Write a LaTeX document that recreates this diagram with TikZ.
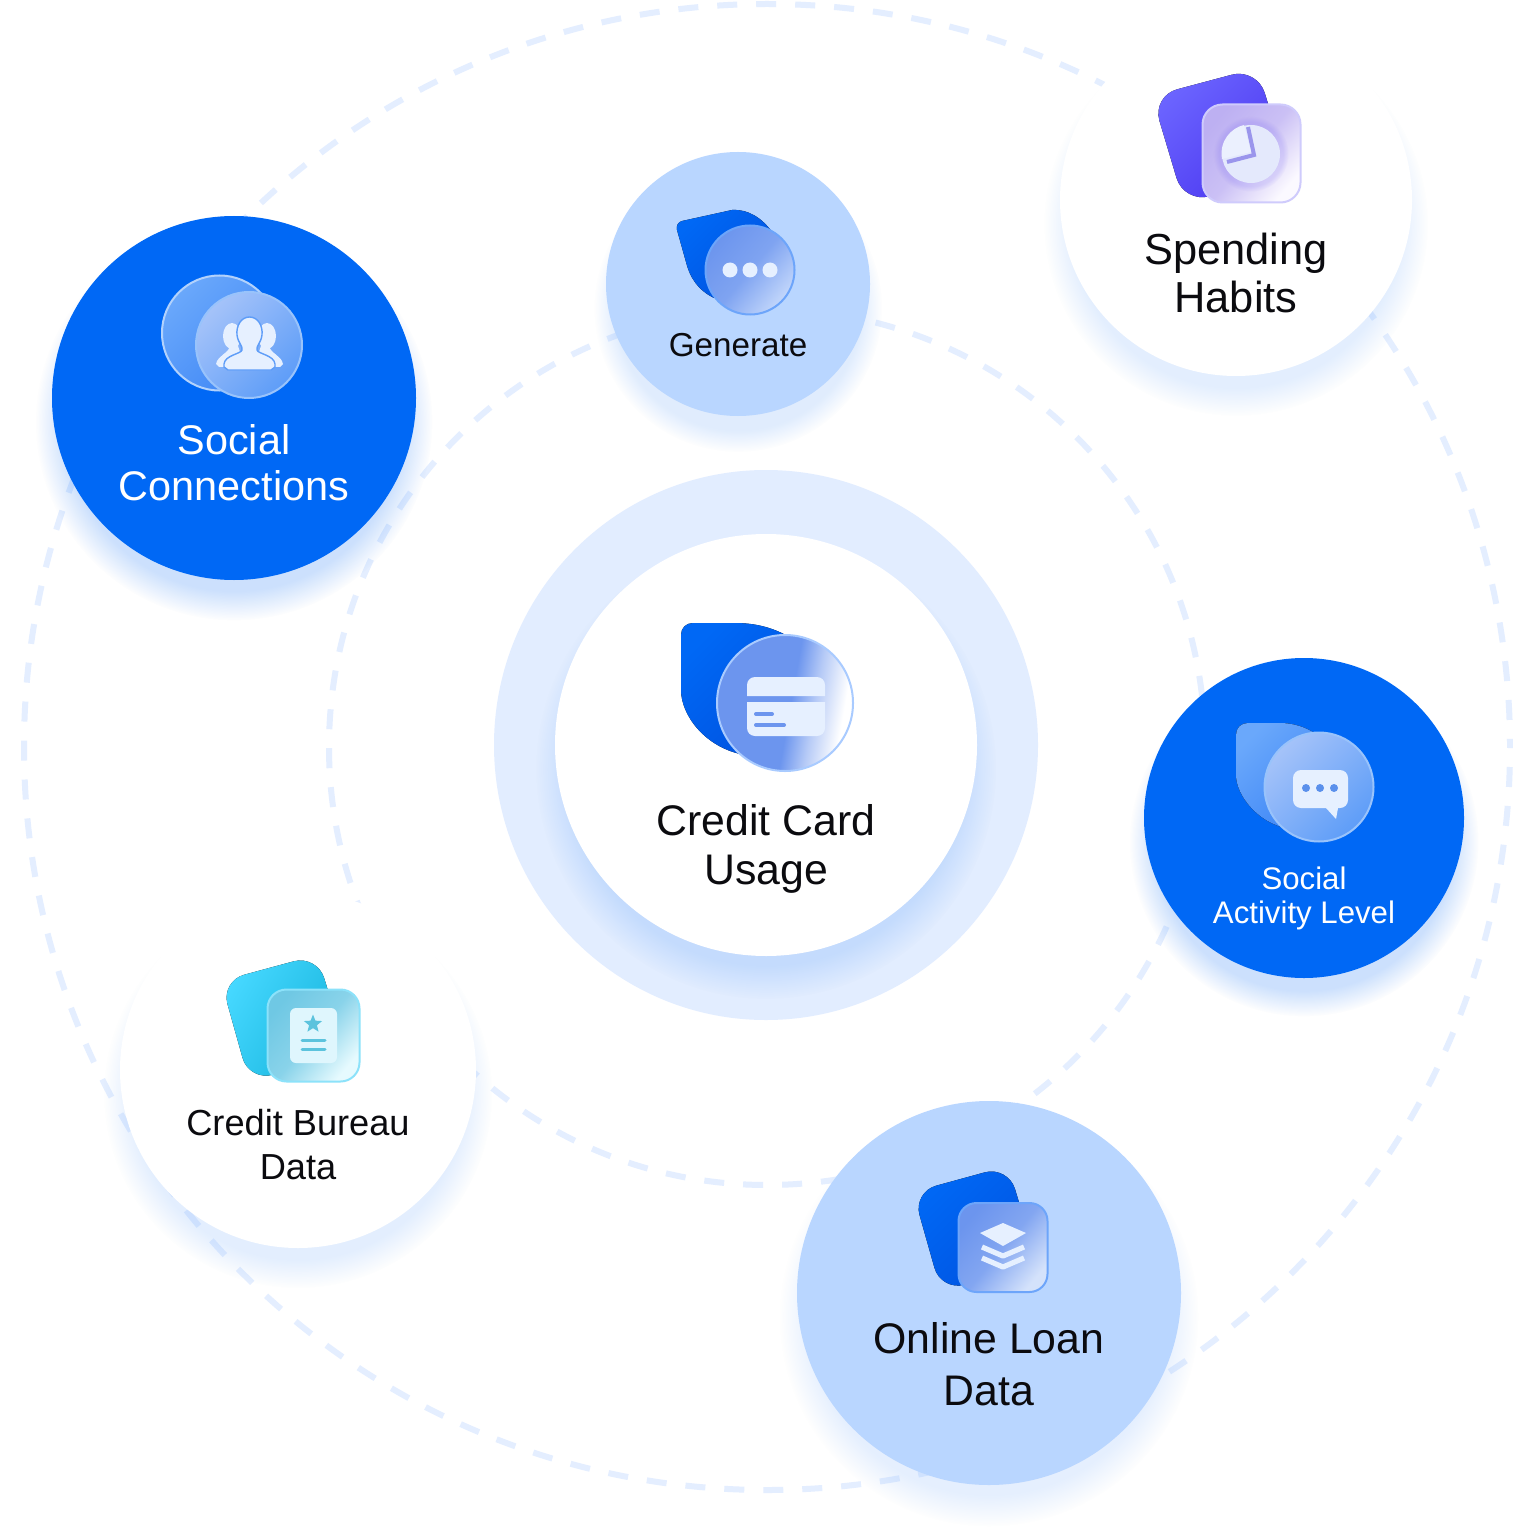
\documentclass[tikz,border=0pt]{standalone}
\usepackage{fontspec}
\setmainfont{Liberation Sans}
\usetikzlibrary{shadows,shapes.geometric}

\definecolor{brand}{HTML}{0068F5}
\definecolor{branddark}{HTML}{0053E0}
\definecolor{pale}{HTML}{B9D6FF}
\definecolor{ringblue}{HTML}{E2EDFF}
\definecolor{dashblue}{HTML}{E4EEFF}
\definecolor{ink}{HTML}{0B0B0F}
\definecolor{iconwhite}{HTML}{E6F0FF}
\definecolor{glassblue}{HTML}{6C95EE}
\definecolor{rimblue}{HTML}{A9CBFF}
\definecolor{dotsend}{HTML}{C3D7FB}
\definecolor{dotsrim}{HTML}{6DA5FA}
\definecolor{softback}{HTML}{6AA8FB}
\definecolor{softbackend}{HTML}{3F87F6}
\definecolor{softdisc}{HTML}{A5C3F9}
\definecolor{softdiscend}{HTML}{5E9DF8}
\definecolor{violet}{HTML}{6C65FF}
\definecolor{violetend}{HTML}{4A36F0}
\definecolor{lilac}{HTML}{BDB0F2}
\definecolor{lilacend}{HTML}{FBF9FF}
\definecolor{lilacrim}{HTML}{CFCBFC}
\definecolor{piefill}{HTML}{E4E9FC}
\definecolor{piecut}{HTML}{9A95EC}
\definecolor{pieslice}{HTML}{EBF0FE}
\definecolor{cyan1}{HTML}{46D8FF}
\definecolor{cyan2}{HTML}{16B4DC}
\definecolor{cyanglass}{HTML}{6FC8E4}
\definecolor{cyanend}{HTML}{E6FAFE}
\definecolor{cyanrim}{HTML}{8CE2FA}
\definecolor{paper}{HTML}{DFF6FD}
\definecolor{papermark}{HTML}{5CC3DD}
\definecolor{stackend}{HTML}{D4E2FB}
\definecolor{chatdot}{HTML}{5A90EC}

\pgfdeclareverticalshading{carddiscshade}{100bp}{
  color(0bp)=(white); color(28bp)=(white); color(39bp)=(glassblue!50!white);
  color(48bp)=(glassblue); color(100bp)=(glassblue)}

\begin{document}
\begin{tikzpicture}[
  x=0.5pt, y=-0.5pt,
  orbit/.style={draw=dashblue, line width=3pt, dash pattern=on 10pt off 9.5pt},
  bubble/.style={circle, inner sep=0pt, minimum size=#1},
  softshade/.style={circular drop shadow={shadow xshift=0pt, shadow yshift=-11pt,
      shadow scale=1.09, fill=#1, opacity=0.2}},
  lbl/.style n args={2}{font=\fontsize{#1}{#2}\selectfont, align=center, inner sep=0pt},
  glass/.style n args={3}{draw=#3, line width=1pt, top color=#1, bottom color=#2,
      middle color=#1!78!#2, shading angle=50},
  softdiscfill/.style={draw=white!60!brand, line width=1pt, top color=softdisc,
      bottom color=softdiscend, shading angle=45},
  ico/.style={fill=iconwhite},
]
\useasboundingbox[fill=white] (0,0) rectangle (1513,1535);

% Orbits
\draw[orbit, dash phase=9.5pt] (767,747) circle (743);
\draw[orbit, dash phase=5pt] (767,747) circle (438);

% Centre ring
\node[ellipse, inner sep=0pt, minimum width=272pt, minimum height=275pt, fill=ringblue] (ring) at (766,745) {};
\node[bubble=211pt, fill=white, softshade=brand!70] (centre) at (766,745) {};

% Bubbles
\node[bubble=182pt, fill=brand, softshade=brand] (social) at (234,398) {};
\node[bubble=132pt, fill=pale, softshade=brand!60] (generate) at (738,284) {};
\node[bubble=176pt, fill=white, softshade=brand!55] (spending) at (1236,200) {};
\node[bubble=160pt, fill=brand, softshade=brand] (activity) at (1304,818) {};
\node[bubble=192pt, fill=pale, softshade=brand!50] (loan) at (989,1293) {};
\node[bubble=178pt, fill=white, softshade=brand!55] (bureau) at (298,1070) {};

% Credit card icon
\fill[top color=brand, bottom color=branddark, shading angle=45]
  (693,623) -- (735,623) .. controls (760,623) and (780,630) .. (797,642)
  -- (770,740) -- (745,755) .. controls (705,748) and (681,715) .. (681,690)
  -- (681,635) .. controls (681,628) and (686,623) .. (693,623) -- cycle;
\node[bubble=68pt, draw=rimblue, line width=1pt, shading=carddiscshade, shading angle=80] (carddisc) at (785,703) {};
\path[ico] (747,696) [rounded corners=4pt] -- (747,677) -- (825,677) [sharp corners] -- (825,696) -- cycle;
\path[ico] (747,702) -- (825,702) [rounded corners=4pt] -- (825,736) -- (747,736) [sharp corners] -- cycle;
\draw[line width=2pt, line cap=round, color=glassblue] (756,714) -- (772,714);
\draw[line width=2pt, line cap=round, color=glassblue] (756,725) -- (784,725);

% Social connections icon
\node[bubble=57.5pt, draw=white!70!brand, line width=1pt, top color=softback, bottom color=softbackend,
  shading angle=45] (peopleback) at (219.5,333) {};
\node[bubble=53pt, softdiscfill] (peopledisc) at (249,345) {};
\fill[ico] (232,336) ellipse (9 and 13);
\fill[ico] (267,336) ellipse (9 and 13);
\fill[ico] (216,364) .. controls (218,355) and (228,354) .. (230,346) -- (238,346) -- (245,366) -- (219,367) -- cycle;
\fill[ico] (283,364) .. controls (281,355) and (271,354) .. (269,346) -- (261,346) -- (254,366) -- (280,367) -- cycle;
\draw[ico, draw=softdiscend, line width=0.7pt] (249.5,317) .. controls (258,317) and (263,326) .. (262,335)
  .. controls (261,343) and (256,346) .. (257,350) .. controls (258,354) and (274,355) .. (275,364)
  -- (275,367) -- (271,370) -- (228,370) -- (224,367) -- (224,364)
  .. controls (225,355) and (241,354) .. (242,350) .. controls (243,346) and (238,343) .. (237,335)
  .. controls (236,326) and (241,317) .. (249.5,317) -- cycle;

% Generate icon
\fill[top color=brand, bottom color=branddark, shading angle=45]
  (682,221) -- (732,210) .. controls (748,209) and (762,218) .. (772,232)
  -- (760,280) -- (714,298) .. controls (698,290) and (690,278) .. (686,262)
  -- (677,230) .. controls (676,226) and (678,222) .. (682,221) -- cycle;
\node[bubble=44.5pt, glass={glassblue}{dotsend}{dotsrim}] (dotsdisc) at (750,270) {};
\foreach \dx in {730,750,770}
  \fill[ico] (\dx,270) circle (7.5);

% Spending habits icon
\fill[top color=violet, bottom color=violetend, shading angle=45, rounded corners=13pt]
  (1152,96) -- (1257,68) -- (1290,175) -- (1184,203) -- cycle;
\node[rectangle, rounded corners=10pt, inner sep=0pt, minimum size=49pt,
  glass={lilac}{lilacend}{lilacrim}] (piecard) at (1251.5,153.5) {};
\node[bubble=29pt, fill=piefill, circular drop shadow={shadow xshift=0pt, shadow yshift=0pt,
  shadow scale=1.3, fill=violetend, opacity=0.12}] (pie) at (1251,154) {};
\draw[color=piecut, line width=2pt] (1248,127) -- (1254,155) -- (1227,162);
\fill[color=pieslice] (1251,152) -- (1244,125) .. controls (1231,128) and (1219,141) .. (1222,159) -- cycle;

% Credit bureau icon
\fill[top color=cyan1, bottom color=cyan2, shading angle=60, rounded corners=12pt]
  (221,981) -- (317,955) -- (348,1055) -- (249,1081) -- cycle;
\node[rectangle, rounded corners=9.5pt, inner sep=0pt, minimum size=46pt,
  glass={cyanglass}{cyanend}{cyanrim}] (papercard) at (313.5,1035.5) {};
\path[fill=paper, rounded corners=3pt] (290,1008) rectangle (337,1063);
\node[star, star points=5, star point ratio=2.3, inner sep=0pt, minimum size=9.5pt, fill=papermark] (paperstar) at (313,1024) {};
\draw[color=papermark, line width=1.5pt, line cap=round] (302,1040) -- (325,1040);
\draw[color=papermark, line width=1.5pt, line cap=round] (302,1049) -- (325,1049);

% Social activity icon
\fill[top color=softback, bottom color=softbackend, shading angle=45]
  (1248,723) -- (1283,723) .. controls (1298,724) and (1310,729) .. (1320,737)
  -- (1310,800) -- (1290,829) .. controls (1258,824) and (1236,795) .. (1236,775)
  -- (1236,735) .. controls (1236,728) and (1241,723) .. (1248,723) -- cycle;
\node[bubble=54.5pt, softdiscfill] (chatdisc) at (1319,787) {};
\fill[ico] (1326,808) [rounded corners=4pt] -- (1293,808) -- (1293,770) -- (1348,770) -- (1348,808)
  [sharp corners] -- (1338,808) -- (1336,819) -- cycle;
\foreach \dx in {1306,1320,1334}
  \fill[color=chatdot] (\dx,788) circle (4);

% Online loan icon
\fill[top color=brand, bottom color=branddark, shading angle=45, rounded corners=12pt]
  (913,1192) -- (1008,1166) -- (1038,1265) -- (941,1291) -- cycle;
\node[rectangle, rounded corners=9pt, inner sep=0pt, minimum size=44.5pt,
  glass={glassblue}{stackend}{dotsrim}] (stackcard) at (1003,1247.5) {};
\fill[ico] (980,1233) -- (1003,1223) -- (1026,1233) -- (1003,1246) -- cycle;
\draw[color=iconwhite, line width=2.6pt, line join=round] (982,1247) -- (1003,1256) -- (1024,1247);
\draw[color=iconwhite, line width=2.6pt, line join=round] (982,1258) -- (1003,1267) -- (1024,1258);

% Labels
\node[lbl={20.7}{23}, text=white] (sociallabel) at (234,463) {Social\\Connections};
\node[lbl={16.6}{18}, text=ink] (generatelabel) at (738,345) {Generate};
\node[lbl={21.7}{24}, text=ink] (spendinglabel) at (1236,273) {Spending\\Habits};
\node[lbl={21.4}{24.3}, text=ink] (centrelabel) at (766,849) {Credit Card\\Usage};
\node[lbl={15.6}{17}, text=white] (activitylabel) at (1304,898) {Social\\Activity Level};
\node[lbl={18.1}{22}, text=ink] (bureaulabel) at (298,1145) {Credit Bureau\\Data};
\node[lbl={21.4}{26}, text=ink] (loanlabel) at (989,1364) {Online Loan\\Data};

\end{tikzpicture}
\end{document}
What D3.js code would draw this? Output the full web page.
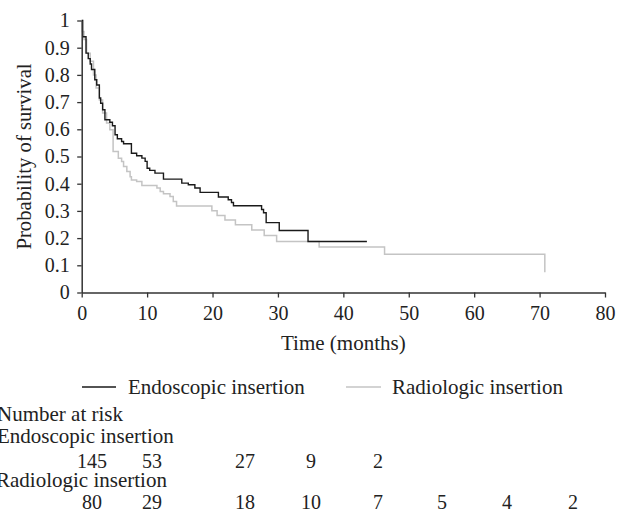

# [GOAL]
Count how many lines contain "this" and give only that count.

# [WRITTEN ANSWER]
2